From 1926 to 1949 the model was on display at the Science Museum in London. It was then disassembled and put in boxes until 1963. It has been on display at Glenkinchie Distillery since the mid 1970s, and is worth travelling to see in its own right. Many sources say the model is one sixth scale. It is certainly huge, measuring some 15m in length and 2.5m in height, but the size of elements such as the stills suggest to us that the scale is rather smaller than one sixth.
Your tour of the distillery starts with the kiln, disused since 1968. Glenkinchie was never home to the trademark pagodas which grace so many distilleries, instead it has the distinctive red and black chimney found at a few. Presumably the valley bottom setting meant that the smoke from the kiln needed a chimney rather than pagodas to clear the site properly. Still in action and your next port of call is the Porteus Mill, made at Richard Sizer in Hull.
The production areas at Glenkinchie are generously sized, which means there is space to appreciate all the stages. It also means that elements often hidden away behind the scenes, such as the yeast tank, are in plain view. The heart of the mash house is the large stainless steel mash tun, and the operations are controlled from the splendid mash house control console standing against a wall. The mashtuns have their own separate area, and the Oregon pine of the mash tuns themselves is very pleasingly reflected in the wood cladding of the ceiling.
Given that it seems such a large distillery, Glenkinchie's still room comes as something as a surprise. The room itself is large, but it is home to only a single pair of stills. Having said that, at 30,963 litres, Glenkinchie's wash still is the largest in Scotland. The spirit safe is given pride of place towards one end of the still room, and if production is under way it is possible to see the clear spirit pouring through the safe.
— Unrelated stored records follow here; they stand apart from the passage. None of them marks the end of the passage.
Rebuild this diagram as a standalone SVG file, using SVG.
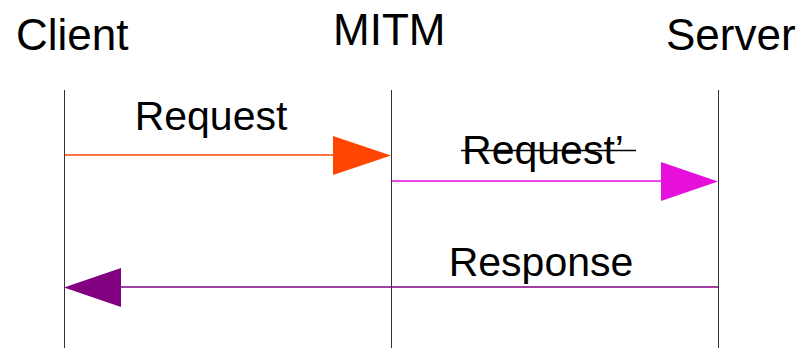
<svg xmlns="http://www.w3.org/2000/svg" width="801" height="348" viewBox="0 0 801 348">
  <style>
    .label { font-family: "Liberation Sans", Arial, sans-serif; fill: #000; }
    .actor { font-size: 44px; }
    .msg { font-size: 41px; text-anchor: middle; }
    .lifeline { stroke: #333; stroke-width: 1; fill: none; }
  </style>
  <rect width="801" height="348" fill="#fff"/>

  <g id="client">
    <text class="label actor" x="16" y="50">Client</text>
    <line class="lifeline" x1="64.5" y1="90" x2="64.5" y2="348"/>
  </g>
  <g id="mitm">
    <text class="label actor" x="333" y="45">MITM</text>
    <line class="lifeline" x1="391.5" y1="90" x2="391.5" y2="348"/>
  </g>
  <g id="server">
    <text class="label actor" x="666" y="50">Server</text>
    <line class="lifeline" x1="718.5" y1="90" x2="718.5" y2="348"/>
  </g>

  <g id="connectors">
    <!-- Client to MITM -->
    <line x1="65" y1="155" x2="336" y2="155" stroke="#ff4500" stroke-width="1.3"/>
    <polygon points="333,136 391,155.5 333,175" fill="#ff4500"/>
    <text class="label msg" x="211" y="130">Request</text>

    <!-- MITM to Server -->
    <line x1="392" y1="181" x2="664" y2="181" stroke="#e60fdc" stroke-width="1.3"/>
    <polygon points="661,162 718,181.5 661,201" fill="#e60fdc"/>
    <text class="label msg" x="543" y="164">Request’</text>
    <line x1="461" y1="150.5" x2="636" y2="150.5" stroke="#000" stroke-width="1.6"/>

    <!-- Server to Client -->
    <line x1="118" y1="287" x2="718" y2="287" stroke="#800080" stroke-width="1.3"/>
    <polygon points="121,268 64,287.5 121,307" fill="#800080"/>
    <text class="label msg" x="541" y="276">Response</text>
  </g>
</svg>
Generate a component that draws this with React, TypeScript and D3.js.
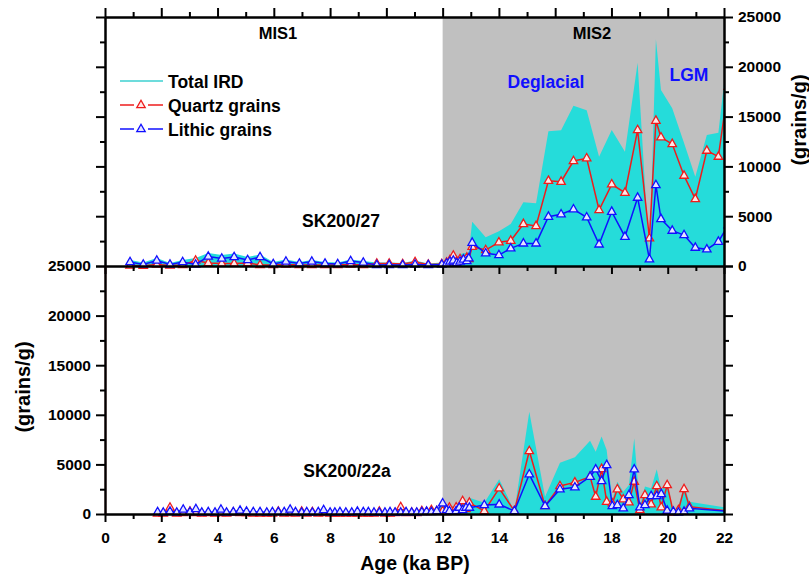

When we visited Glenkinchie it was not possible to visit the bonded warehouse, but plans were in place to add this atmospheric and memorable element of the process to the distillery tours. Either way, you finish your tour in the very nicely done tasting area, where you can sample Glenkinchie or a number of other single malt whiskies from distilleries owned by Diageo.
Glenkinchie Distillery has origins dating back at least as far as 1837, when local farmers John and George Rate are recorded as holding a licence to distill whisky at what was known at the time as Glen Kinchie. They had operated the Milton or Millton Distillery in the area since 1825, and some have argued that Glen Kinchie was a rebuilding of the earlier distillery on the same site, or simply a rebranding of it: which would push back the origins of Glenkinchie by a further 12 years.
John and George Rate ceased making whisky at Glenkinchie in 1853, though production was in full swing once more (and apparently had been for some time) when Glenkinchie was visited by the author Alfred Barnard during research for his definitive book on distilleries between 1885 and 1887. In 1914 Glenkinchie was one of five lowland distilleries to amalgamate to form Scottish Malt Distillers Ltd. Production across the industry ceased from 1917-19 to preserve barley for food, but the distillery otherwise continued to do well during the 1900s.
As has already been mentioned the floor maltings closed in 1968, which gave the space needed for the very early distillery visitor centre that opened the following year. Today Glenkinchie receives some 25,000 visitors each year, and is a great half day out for anyone visiting the Edinburgh area.